Exercise —
All the data must come back unchanged, except that pictures are left out.

Source excerpt —
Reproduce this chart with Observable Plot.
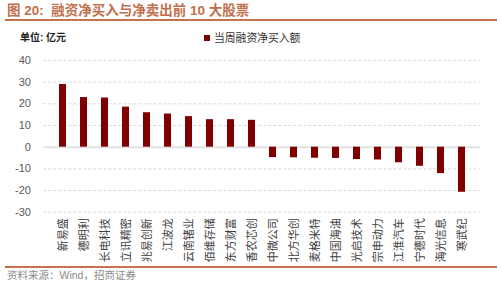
<!DOCTYPE html>
<html>
<head>
<meta charset="utf-8">
<script src="https://cdn.jsdelivr.net/npm/d3@7"></script>
<script src="https://cdn.jsdelivr.net/npm/@observablehq/plot@0.6"></script>
<style>
  html, body { margin: 0; padding: 0; background: #fff; }
  #wrap { position: relative; width: 502px; height: 285px; overflow: hidden; font-family: "Liberation Sans", "Noto Sans CJK SC", sans-serif; }
  #chart { position: absolute; left: 0; top: 0; }
  .abs { position: absolute; white-space: nowrap; }
  #title { left: 7px; top: 2px; font-size: 13.5px; font-weight: bold; color: #c0704c; line-height: 18px; }
  #rule1 { left: 5px; top: 19px; width: 492px; height: 1.5px; background: #c8714e; }
  #unit { left: 20px; top: 31px; font-size: 10px; font-weight: bold; color: #222; line-height: 14px; }
  #legend { left: 204px; top: 30px; font-size: 10.8px; color: #333; line-height: 16px; display: flex; align-items: center; }
  #legend .sw { width: 6px; height: 6px; background: #800000; margin-right: 4px; }
  #rule2 { left: 5px; top: 266px; width: 492px; height: 2px; background: #c8714e; }
  #source { left: 7px; top: 268px; font-size: 10.5px; color: #8a8a8a; line-height: 14px; }
</style>
</head>
<body>
<div id="wrap">
  <div id="chart"></div>
  <div class="abs" id="title">图 20:&nbsp; 融资净买入与净卖出前 10 大股票</div>
  <div class="abs" id="rule1"></div>
  <div class="abs" id="unit">单位: 亿元</div>
  <div class="abs" id="legend"><span class="sw"></span><span>当周融资净买入额</span></div>
  <div class="abs" id="rule2"></div>
  <div class="abs" id="source">资料来源：Wind，招商证券</div>
</div>
<script>
const categories = ["新易盛", "德明利", "长电科技", "立讯精密", "兆易创新", "江波龙", "云南锗业", "佰维存储", "东方财富", "香农芯创",
                    "中微公司", "北方华创", "麦格米特", "中国海油", "光启技术", "宗申动力", "江淮汽车", "宁德时代", "海光信息", "寒武纪"];
const values = [28.9, 22.9, 22.7, 18.5, 15.9, 15.3, 14.1, 12.7, 12.7, 12.4,
                -4.8, -4.9, -5.1, -5.2, -5.7, -5.9, -7.2, -8.8, -12.2, -20.8];
const yTicks = [-30, -20, -10, 0, 10, 20, 30, 40];
const gridTicks = [-30, -20, -10, 10, 20, 30, 40];
const seriesName = "当周融资净买入额";

const data = categories.map((c, i) => ({name: c, value: values[i]}));

const chart = Plot.plot({
  width: 502,
  height: 285,
  marginTop: 60,
  marginBottom: 73.3,
  marginLeft: 43.4,
  marginRight: 22.1,
  style: {fontFamily: "Liberation Sans, Noto Sans CJK SC, sans-serif", background: "transparent"},
  x: {domain: categories, padding: 0.69, label: null},
  y: {domain: [-30, 40], label: null},
  marks: [
    Plot.ruleY(gridTicks, {stroke: "#d9d9d9", strokeWidth: 1, strokeDasharray: "3,2"}),
    Plot.ruleY([0], {stroke: "#e3e3e3", strokeWidth: 2}),
    Plot.barY(data, {x: "name", y: "value", fill: "#800000"}),
    Plot.axisY({ticks: yTicks, tickSize: 0, tickPadding: 13, fontSize: 11, color: "#595959", label: null, tickFormat: d => String(d)}),
    Plot.axisX({tickSize: 0, tickPadding: 6, tickRotate: -90, fontSize: 11, color: "#404040", label: null, fontFamily: "Noto Sans CJK SC"})
  ]
});
document.getElementById("chart").appendChild(chart);
</script>
</body>
</html>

Task output —
Reproduce this chart with Observable Plot.
<!DOCTYPE html>
<html>
<head>
<meta charset="utf-8">
<script src="https://cdn.jsdelivr.net/npm/d3@7"></script>
<script src="https://cdn.jsdelivr.net/npm/@observablehq/plot@0.6"></script>
<style>
  html, body { margin: 0; padding: 0; background: #fff; }
  #wrap { position: relative; width: 502px; height: 285px; overflow: hidden; font-family: "Liberation Sans", "Noto Sans CJK SC", sans-serif; }
  #chart { position: absolute; left: 0; top: 0; }
  .abs { position: absolute; white-space: nowrap; }
  #title { left: 7px; top: 2px; font-size: 13.5px; font-weight: bold; color: #c0704c; line-height: 18px; }
  #rule1 { left: 5px; top: 19px; width: 492px; height: 1.5px; background: #c8714e; }
  #unit { left: 20px; top: 31px; font-size: 10px; font-weight: bold; color: #222; line-height: 14px; }
  #legend { left: 204px; top: 30px; font-size: 10.8px; color: #333; line-height: 16px; display: flex; align-items: center; }
  #legend .sw { width: 6px; height: 6px; background: #800000; margin-right: 4px; }
  #rule2 { left: 5px; top: 266px; width: 492px; height: 2px; background: #c8714e; }
  #source { left: 7px; top: 268px; font-size: 10.5px; color: #8a8a8a; line-height: 14px; }
</style>
</head>
<body>
<div id="wrap">
  <div id="chart"></div>
  <div class="abs" id="title">图 20:&nbsp; 融资净买入与净卖出前 10 大股票</div>
  <div class="abs" id="rule1"></div>
  <div class="abs" id="unit">单位: 亿元</div>
  <div class="abs" id="legend"><span class="sw"></span><span>当周融资净买入额</span></div>
  <div class="abs" id="rule2"></div>
  <div class="abs" id="source">资料来源：Wind，招商证券</div>
</div>
<script>
const categories = ["新易盛", "德明利", "长电科技", "立讯精密", "兆易创新", "江波龙", "云南锗业", "佰维存储", "东方财富", "香农芯创",
                    "中微公司", "北方华创", "麦格米特", "中国海油", "光启技术", "宗申动力", "江淮汽车", "宁德时代", "海光信息", "寒武纪"];
const values = [28.9, 22.9, 22.7, 18.5, 15.9, 15.3, 14.1, 12.7, 12.7, 12.4,
                -4.8, -4.9, -5.1, -5.2, -5.7, -5.9, -7.2, -8.8, -12.2, -20.8];
const yTicks = [-30, -20, -10, 0, 10, 20, 30, 40];
const gridTicks = [-30, -20, -10, 10, 20, 30, 40];
const seriesName = "当周融资净买入额";

const data = categories.map((c, i) => ({name: c, value: values[i]}));

const chart = Plot.plot({
  width: 502,
  height: 285,
  marginTop: 60,
  marginBottom: 73.3,
  marginLeft: 43.4,
  marginRight: 22.1,
  style: {fontFamily: "Liberation Sans, Noto Sans CJK SC, sans-serif", background: "transparent"},
  x: {domain: categories, padding: 0.69, label: null},
  y: {domain: [-30, 40], label: null},
  marks: [
    Plot.ruleY(gridTicks, {stroke: "#d9d9d9", strokeWidth: 1, strokeDasharray: "3,2"}),
    Plot.ruleY([0], {stroke: "#e3e3e3", strokeWidth: 2}),
    Plot.barY(data, {x: "name", y: "value", fill: "#800000"}),
    Plot.axisY({ticks: yTicks, tickSize: 0, tickPadding: 13, fontSize: 11, color: "#595959", label: null, tickFormat: d => String(d)}),
    Plot.axisX({tickSize: 0, tickPadding: 6, tickRotate: -90, fontSize: 11, color: "#404040", label: null, fontFamily: "Noto Sans CJK SC"})
  ]
});
document.getElementById("chart").appendChild(chart);
</script>
</body>
</html>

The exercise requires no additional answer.